Life Rubric: Determining Success from a Simple Feedback Loop

I used to often find myself believing that everything I do is for the greatest good. In high school, that train of thought was most likely exemplified to its maximum with the simple idea of, “I know Everything.” There were no feedback loops. It was the greatest point I could be at, no need for correction or reflection.

Unfortunately, a lot of that pompous ideology lingers in the mind and finds itself repeating itself. In gardening, this idea can percolate to the supreme of all garden methods, sustainability. Yet again, the self-affirmation of success persists  instead of a true confirmation from nature.

The question then expands to how do we confirm that the garden is successful in nature’s eyes?

At the Montessori Academy, we’ve been utilizing rubrics to determine and communicate success to our students. This way, the students are aware of what an A+ requires, witness a fair grading system, and is reciprocated for parents and teachers. It also creates a feedback loop where the student can continually monitor their own progress. An example would be a shift from a C to a B with a clear explanation to the delineation of grades.

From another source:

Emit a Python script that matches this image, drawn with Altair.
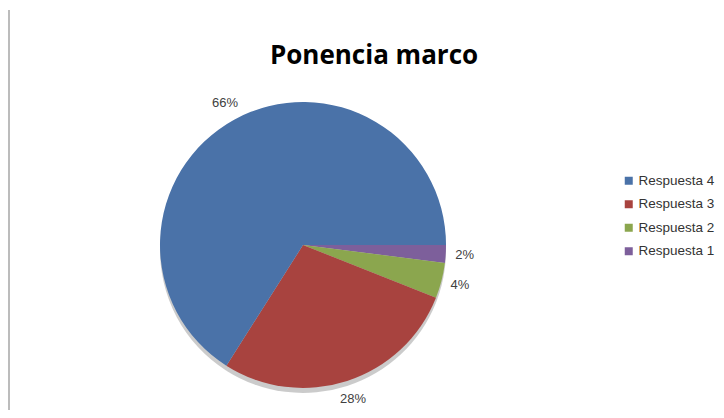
import altair as alt
import pandas as pd

categories = ["Respuesta 1", "Respuesta 2", "Respuesta 3", "Respuesta 4"]
values = [2, 4, 28, 66]
labels = ["2%", "4%", "28%", "66%"]
order = [1, 2, 3, 4]
legend_order = ["Respuesta 4", "Respuesta 3", "Respuesta 2", "Respuesta 1"]
colors = ["#4A72A8", "#A8433F", "#8BA64E", "#7D5F9B"]

df = pd.DataFrame({"cat": categories, "value": values, "label": labels, "ord": order})

CX, CY = 295, 237
R = 143
theta_scale = alt.Scale(range=[1.5708, 7.854])

base = alt.Chart(df).encode(
    theta=alt.Theta("value:Q", stack=True, scale=theta_scale),
    order=alt.Order("ord:Q", sort="ascending"),
)

shadow = base.mark_arc(radius=R, x=CX, y=CY + 5).encode(
    color=alt.value("#6b6b6b"), opacity=alt.value(0.35)
)

pie = base.mark_arc(radius=R, x=CX, y=CY).encode(
    color=alt.Color(
        "cat:N",
        scale=alt.Scale(domain=legend_order, range=colors),
        sort=legend_order,
        legend=alt.Legend(
            title=None,
            orient="none",
            legendX=614,
            legendY=166,
            symbolType="square",
            symbolSize=64,
            symbolStrokeWidth=0,
            labelFont="Liberation Sans",
            labelFontSize=13.5,
            labelColor="#333333",
            rowPadding=8.5,
            labelOffset=3,
            labelLimit=200,
        ),
    )
)

text = base.mark_text(radius=162, x=CX, y=CY, font="Liberation Sans", fontSize=13, color="#404040").encode(
    text="label:N"
)

title = alt.Chart(pd.DataFrame({"t": ["Ponencia marco"]})).mark_text(
    font="Open Sans", fontSize=26, fontWeight="bold", color="#000000"
).encode(text="t:N", x=alt.value(366), y=alt.value(48))

border = alt.Chart(pd.DataFrame({"a": [0]})).mark_rule(color="#a6a6a6", strokeWidth=1.5).encode(
    x=alt.value(1), y=alt.value(2), y2=alt.value(410)
)

chart = alt.layer(border, shadow, pie, text, title).properties(
    width=708, height=402, autosize=alt.AutoSizeParams(type="none"), padding=0
).configure_view(stroke=None)

chart.save("out.html", embed_options={"renderer": "svg", "actions": False})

For myself, a basic rubric can help to determine the success of a garden and in a broader scale my life. It creates a self-check to ensure that I’m accomplishing basic tasks to move onto more creative ones. To sum it up I’ve outlined a few categories that are relevant to a regenerative garden and life: the amount of labor over time, the type of labor, time spent working, time spent relaxing, the taste of the garden and life, and succession.

Chow’s Life Rubric
To create a clear picture of how the rubric works imagine the ideal circumstance for the topics listed. The less ideal can be created as well; I don’t find it necessary though when your aim is to accomplish your goals and desires.

The amount of labor in time should be decreasing. The types of labor should be (more) creative, fun, and less monotonous. The time spent working should be decreasing and time spent relaxing and observing should be increasing. The taste and yield of the garden should be getting better every single year. Finally, the succession of the garden should move to a greater steady state than what it was before, which will be explained in more detail below.

Using the Rubric
I’m sure more categories can be added or even some may be removed. In many ways, the rubric easily permeates to other fields and establishes a better word for the type of work I’m creating for myself. The feedback loop is not just a confirmation from nature with less work, good food, and fun. It’s a confirmation to myself that I’m creating a regenerative holistic lifestyle and not just a life of sustenance or maintenance.

The Reality
The Amount of Work Over Time
In gardening, the amount of labor is first dedicated to building the soil. Although it is a continuous task, once the soil is established the amount of labor for watering, weeding, and pest management is eliminated. Is that possible? No watering, weeding, or pest control in nature? Absolutely, the landscapes that were here before only required nature’s sprinkler system, the rain. At the moment, I only water twice a week or whenever I transplant something. I see it becoming zero irrigation soon.¬†

Creative and Fun Work
I find myself dedicating more time to propagation, expansion, and research on other topics. Recently, I’ve been experimenting with Brassica trees, growing various types of chicken and rabbit fodder, reading about biodynamic farming, and creating videos for e-learning. Life is good.

Relaxing Time
In the downtime, I’ve taught myself to master new ukulele skills, juggle clubs, play with an isolation wand (flow wand) and take a programming course online. I get plenty of vacation time and could go wherever I want to when I want. I need to do travel more often.

The Taste
The tea gardens are producing nicely and expanding. I’m drinking mint-tea everyday, and it’s slowly expanding into lavender, rosemary, lemongrass, and lemonbalm, to name a few. My cooking skills require a bit of improvement. Regardless, everything tastes amazing; lots of watermelons, cantaloupes, and okra. The kale and collards are producing nicely, and everything else is coming soon.

I’ll soon have galanghal to make root beer; it’s in the ginger family.
I’m still foraging like a squirrel. Pecans are in season, and they’re delicious.

All in all, life is good and getting better everyday.
The last category is succession, giving away everything in a better steady state than what it was previously at. In fewer words, succession is the act of passing the baton. I added the other words to ensure that it would be in a better condition than what it was before. To paint a better picture, a steady state can be used to describe the various states of water; solid, liquid, and gas. With the addition or removal of energy, water can shift to a different steady state.

The affirmation of succession is when the current steady state of any substance is changed to another steady state. For example, we turn liquid water into ice and maintain its new steady state as ice. A failure for the same example would be turning water into ice and it reverts back to water.

The same principle can be applied to ecosystems, economics, and on a much broader scale, life. The succession of my life work (at this moment) and passion is to continually share and build it with others.

To reflect on succession, it’s been amazing how much has progressed in the past few years. Life has manifested my dreams into reality with many affirmations of succession, seen and unforeseen.

I can now happily say, “I know nothing.”